(Rows from a dataset of charts and code)
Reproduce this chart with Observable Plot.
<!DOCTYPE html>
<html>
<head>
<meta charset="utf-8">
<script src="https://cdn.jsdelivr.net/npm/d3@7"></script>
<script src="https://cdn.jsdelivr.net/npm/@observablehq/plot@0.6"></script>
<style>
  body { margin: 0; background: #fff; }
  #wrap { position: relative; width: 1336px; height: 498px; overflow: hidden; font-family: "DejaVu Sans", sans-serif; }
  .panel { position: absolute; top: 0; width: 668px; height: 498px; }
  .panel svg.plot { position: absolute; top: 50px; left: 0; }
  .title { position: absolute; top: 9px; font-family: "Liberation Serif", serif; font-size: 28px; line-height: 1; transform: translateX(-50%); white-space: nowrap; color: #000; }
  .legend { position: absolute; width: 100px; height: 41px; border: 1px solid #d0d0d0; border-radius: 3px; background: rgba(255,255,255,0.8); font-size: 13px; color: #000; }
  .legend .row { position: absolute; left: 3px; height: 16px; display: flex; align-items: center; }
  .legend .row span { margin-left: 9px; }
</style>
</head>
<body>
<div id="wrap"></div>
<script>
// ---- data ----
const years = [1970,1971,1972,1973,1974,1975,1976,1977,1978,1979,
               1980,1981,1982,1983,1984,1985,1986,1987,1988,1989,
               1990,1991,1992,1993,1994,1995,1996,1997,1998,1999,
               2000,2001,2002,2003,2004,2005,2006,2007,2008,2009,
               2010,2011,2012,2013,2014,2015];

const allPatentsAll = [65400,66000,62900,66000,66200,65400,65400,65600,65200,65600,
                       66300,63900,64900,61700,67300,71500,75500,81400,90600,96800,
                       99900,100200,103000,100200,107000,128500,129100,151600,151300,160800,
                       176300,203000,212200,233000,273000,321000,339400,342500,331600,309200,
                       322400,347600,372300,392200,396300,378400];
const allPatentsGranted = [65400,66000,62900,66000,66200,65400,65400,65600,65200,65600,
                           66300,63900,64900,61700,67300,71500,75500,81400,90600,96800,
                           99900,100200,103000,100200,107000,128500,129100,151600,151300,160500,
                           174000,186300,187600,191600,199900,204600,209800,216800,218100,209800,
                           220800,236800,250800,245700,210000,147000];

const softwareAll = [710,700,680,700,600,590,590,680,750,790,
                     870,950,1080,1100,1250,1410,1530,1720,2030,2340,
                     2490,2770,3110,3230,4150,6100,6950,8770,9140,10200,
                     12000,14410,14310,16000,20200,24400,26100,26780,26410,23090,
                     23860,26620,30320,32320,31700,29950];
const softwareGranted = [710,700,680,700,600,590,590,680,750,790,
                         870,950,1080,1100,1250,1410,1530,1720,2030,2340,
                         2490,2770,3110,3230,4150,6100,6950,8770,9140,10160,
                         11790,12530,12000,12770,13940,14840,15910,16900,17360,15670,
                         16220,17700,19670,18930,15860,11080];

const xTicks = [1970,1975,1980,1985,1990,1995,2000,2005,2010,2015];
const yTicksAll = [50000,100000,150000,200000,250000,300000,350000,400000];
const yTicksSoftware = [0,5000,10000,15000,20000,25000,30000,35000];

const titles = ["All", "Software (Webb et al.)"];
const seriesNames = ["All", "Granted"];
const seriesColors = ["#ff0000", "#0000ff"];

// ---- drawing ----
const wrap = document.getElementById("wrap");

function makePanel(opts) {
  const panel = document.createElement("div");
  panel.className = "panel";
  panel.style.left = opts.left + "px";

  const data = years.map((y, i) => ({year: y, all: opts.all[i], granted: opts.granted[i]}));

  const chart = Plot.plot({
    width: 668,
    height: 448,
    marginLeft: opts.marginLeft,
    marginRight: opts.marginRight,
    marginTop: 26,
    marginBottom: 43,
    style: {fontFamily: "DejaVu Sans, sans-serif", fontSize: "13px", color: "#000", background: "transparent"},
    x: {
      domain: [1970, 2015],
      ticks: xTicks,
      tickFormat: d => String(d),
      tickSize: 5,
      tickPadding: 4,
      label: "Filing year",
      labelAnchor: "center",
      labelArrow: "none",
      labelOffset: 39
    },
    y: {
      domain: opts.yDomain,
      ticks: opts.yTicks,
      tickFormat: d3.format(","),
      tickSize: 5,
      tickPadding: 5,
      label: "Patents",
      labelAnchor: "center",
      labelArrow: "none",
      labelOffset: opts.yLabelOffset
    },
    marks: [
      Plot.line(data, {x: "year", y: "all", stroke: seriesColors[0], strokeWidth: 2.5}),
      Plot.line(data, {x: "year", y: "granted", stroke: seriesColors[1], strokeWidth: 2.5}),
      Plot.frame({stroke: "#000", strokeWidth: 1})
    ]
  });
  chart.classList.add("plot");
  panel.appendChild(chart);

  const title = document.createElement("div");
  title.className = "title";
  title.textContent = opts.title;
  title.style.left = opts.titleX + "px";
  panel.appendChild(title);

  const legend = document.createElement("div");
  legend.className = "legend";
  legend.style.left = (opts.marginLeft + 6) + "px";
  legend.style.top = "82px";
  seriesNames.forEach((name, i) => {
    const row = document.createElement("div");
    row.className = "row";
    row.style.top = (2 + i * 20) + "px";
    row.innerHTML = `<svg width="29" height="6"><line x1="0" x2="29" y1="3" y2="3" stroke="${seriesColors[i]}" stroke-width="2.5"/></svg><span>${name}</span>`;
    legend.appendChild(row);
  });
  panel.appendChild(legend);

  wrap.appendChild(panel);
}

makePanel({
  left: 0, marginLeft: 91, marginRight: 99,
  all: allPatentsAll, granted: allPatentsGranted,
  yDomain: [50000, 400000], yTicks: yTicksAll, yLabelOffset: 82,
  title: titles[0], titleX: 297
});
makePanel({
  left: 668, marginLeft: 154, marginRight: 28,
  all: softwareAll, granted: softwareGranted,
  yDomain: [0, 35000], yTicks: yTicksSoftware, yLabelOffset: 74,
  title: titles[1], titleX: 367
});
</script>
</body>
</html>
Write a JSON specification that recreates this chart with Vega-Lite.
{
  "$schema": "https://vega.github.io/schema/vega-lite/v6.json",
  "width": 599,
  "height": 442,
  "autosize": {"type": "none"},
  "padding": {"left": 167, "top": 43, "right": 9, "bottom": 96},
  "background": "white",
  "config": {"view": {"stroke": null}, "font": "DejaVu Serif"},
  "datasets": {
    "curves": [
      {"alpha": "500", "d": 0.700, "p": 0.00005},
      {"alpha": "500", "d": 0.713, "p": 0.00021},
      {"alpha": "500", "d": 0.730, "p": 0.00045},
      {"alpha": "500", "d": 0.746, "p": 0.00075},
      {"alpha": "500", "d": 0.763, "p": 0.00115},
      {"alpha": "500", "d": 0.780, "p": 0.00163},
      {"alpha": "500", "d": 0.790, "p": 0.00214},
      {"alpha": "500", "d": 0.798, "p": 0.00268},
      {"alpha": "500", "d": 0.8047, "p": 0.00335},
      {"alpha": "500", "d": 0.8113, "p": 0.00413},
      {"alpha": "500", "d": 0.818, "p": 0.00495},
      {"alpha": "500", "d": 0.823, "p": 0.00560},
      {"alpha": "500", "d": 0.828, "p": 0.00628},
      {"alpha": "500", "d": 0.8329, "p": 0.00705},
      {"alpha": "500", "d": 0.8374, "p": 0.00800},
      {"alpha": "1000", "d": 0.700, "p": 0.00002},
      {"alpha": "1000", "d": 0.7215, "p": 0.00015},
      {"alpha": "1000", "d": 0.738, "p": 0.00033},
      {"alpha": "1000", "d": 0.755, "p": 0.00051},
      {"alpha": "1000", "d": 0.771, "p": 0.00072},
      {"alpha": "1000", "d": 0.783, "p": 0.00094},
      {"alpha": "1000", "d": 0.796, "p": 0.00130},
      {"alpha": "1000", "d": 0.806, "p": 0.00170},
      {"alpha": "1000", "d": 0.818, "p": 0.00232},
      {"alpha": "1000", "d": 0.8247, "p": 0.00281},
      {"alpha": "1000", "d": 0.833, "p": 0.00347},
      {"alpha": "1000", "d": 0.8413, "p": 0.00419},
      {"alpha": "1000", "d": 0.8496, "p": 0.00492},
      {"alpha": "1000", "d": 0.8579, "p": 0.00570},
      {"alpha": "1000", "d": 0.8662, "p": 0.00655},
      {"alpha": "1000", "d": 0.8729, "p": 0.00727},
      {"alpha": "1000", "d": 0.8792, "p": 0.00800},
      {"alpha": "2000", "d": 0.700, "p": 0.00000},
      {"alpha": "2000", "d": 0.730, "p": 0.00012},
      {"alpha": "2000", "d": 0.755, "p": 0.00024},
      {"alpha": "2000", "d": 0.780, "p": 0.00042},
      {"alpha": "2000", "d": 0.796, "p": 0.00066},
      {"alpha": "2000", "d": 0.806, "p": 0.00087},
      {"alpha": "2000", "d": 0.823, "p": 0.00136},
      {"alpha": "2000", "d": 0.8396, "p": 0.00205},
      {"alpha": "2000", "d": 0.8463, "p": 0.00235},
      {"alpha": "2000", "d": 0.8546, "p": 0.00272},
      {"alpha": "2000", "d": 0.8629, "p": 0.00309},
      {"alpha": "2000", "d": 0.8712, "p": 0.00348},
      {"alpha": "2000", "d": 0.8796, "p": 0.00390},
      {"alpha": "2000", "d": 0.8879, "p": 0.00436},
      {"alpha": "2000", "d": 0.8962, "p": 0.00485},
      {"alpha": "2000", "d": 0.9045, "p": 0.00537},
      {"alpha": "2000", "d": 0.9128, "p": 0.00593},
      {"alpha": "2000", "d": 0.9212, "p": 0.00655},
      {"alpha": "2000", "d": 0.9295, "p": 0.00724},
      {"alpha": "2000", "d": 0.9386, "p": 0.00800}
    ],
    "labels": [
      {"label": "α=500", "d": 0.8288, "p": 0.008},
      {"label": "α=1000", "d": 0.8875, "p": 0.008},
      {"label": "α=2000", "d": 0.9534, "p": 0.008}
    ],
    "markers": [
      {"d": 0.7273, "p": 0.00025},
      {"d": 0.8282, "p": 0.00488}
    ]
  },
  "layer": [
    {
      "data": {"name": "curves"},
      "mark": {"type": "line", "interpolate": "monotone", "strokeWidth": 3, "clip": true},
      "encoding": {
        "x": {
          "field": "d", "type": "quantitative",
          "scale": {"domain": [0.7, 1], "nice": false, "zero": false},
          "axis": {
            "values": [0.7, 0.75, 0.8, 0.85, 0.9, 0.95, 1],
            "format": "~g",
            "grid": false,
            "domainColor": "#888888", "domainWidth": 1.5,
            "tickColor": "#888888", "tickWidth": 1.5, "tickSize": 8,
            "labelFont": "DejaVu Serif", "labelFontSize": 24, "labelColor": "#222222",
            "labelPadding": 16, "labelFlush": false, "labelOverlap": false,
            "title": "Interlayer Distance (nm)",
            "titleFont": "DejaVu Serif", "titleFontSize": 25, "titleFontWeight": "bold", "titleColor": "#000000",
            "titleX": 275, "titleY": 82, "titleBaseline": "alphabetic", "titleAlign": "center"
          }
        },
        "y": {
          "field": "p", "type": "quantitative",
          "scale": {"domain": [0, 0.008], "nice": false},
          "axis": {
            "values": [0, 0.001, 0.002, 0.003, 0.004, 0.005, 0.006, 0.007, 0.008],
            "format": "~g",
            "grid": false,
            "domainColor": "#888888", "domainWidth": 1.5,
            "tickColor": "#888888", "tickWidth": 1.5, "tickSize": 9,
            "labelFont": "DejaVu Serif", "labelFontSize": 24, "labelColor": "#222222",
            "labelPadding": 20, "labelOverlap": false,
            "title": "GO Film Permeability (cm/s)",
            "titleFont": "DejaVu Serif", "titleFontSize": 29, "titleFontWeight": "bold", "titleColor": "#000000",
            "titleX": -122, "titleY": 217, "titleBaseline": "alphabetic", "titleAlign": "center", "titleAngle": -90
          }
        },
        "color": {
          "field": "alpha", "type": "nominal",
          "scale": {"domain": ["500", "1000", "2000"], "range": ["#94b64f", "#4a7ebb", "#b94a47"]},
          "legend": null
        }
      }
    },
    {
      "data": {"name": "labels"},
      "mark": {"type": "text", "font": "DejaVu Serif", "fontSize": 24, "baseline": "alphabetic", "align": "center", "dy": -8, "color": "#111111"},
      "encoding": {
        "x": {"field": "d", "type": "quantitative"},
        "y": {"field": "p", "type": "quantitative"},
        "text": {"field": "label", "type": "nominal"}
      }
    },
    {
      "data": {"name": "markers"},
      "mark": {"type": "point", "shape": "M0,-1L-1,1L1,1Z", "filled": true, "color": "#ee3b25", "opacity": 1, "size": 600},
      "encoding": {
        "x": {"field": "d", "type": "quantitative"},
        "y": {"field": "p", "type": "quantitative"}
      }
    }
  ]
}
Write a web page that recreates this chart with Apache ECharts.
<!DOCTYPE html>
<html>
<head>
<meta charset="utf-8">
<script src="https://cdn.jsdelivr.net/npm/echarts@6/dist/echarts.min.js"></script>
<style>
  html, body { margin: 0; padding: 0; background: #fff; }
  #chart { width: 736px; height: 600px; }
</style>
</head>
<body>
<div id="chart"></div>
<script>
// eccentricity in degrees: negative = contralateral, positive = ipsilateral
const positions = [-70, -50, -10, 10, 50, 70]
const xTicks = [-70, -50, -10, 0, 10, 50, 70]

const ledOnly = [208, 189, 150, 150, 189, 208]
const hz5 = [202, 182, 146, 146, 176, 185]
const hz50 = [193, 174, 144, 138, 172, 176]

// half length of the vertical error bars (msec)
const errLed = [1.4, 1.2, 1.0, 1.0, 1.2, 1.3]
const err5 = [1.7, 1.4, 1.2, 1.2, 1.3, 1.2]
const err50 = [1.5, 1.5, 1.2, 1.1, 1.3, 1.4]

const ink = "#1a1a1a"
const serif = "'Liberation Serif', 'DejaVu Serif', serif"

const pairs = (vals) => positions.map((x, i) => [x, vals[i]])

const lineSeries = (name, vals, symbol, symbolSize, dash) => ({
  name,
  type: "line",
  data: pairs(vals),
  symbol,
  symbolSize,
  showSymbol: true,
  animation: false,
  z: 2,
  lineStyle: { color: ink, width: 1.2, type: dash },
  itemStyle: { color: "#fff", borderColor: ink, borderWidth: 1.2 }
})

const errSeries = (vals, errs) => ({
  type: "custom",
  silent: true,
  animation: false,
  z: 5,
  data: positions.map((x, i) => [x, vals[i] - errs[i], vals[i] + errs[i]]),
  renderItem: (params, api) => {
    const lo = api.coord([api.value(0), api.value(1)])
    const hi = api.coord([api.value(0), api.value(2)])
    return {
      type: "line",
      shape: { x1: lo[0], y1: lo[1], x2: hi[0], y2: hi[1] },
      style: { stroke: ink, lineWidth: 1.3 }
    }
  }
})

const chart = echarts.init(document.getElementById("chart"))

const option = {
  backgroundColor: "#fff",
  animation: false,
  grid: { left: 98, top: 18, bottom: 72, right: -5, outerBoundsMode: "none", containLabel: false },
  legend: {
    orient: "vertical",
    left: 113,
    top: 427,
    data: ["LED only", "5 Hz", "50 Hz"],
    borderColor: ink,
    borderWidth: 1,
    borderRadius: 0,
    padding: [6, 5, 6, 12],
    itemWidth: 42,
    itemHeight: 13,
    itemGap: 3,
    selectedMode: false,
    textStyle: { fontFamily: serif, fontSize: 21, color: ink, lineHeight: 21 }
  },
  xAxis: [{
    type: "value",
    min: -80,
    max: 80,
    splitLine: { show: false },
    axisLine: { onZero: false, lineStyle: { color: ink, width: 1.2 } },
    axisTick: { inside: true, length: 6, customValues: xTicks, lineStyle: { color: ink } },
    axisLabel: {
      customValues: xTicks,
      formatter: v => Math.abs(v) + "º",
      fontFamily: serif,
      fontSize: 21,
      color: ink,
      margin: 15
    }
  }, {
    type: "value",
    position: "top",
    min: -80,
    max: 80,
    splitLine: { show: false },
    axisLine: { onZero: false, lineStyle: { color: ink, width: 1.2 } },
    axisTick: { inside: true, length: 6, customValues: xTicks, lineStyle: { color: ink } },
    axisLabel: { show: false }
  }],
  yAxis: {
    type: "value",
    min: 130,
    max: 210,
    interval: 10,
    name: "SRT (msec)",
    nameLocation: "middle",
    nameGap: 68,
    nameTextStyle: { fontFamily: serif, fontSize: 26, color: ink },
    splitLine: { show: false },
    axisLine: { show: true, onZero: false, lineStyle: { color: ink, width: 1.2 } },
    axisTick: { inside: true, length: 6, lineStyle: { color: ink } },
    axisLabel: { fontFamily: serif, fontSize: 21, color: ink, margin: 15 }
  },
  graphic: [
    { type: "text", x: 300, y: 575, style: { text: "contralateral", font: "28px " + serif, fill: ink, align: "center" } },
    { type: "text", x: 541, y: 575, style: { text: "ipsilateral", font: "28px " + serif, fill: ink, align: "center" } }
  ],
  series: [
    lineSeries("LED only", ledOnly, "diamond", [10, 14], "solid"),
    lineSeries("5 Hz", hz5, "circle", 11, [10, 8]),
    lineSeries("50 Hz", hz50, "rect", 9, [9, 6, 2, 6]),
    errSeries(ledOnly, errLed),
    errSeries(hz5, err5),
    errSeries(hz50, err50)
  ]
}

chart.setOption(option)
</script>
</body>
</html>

__WORK REQUIRED__.
Locate all lines holding the word "that", then copy them out.

__FINISHED ANSWER__.
Write a JSON specification that recreates this chart with Vega-Lite.
Write a web page that recreates this chart with Apache ECharts.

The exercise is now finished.